To minimize the barrier between teacher and student, I will be using a moveable standing desk or lectern with just enough space for either a laptop or a wireless keyboard and mouse. Even that I will spend as little time behind as possible, instead using the majority of class time to circulate among the students. I will also have a “backpacks under your desk, please” policy to minimize my tripping and falling, which I am especially prone to do.
This unit is designed with a 10th through 12th grade classroom in mind. An understanding of and appreciation for irony is needed for both reading and writing satire that a younger age range might not have developed yet. Even at the 10th grade level it might be challenging, but it depends on the student. As such, it would be better suited for a higher-level creative writing class than, for instance, Intro to English.
One difficulty that might come up in teaching this unit is determining where the boundary is between appropriate and inappropriate. Particularly when teaching “A Modest Proposal,” a piece that, while considered a classic work of literature, also satirically discusses eating babies. Without proper guidance, some students might take away the wrong lesson from the text and focus on the shock value without considering the social commentary behind it.
There is also the question of what topics are permissible when allowing students to select their own topics about which to write their pieces of satire.

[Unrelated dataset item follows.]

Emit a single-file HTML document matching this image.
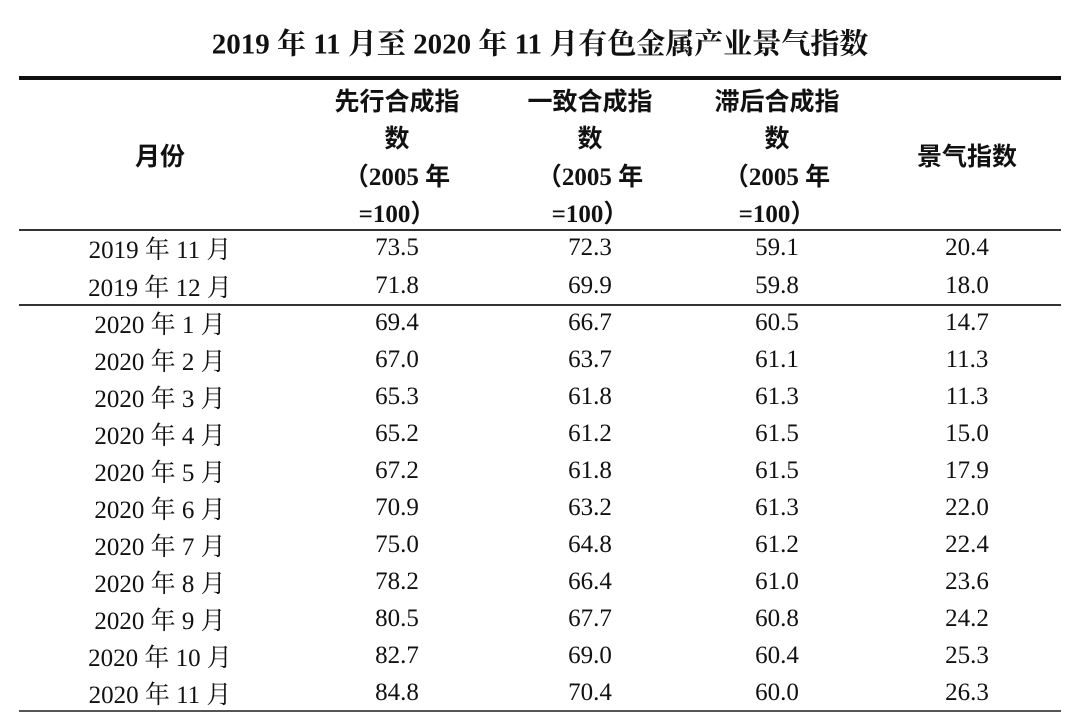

The teacher would need to allow as much freedom as possible but also make a judgment call on anything that might compromise the classroom as a safe space. This is, of course, easier said than done when it comes to satire, but that fact in itself presents a learning opportunity for students. That lesson is particularly important at a time when certain groups such as white nationalists espouse hatred on social media and then use “I was only kidding” as a defense when confronted about it. In other words, to teach students what satire is, it is necessary to also teach them what satire is not. Doing so, however, would make them more savvy users and consumers of social media.
Rationale for this Unit
Satire is a creatively and historically important form of writing, but one that is often overlooked in the classroom. It can be funny like The Onion or shocking like “A Modest Proposal,” both of which are used as examples in this unit. Most importantly, it can help convey a message in a way that can be entertaining but also effective, if not at inspiring change then at least inspiring thought.
For as many examples there are of good satire, though, there are many more examples of bad satire, particularly in the realm of social media, where some bad actors apply the label to themselves in a ruse to avoid deplatforming for their racist, sexist, or otherwise hateful messages. Learning to discern genuine satire from bad faith applications of the label is important for modern students to avoid being influenced by the worst of the Internet. It also helps them consider their audience and the fact that satire can be misinterpreted in ways that might come back to haunt them if they are not careful with how they present it.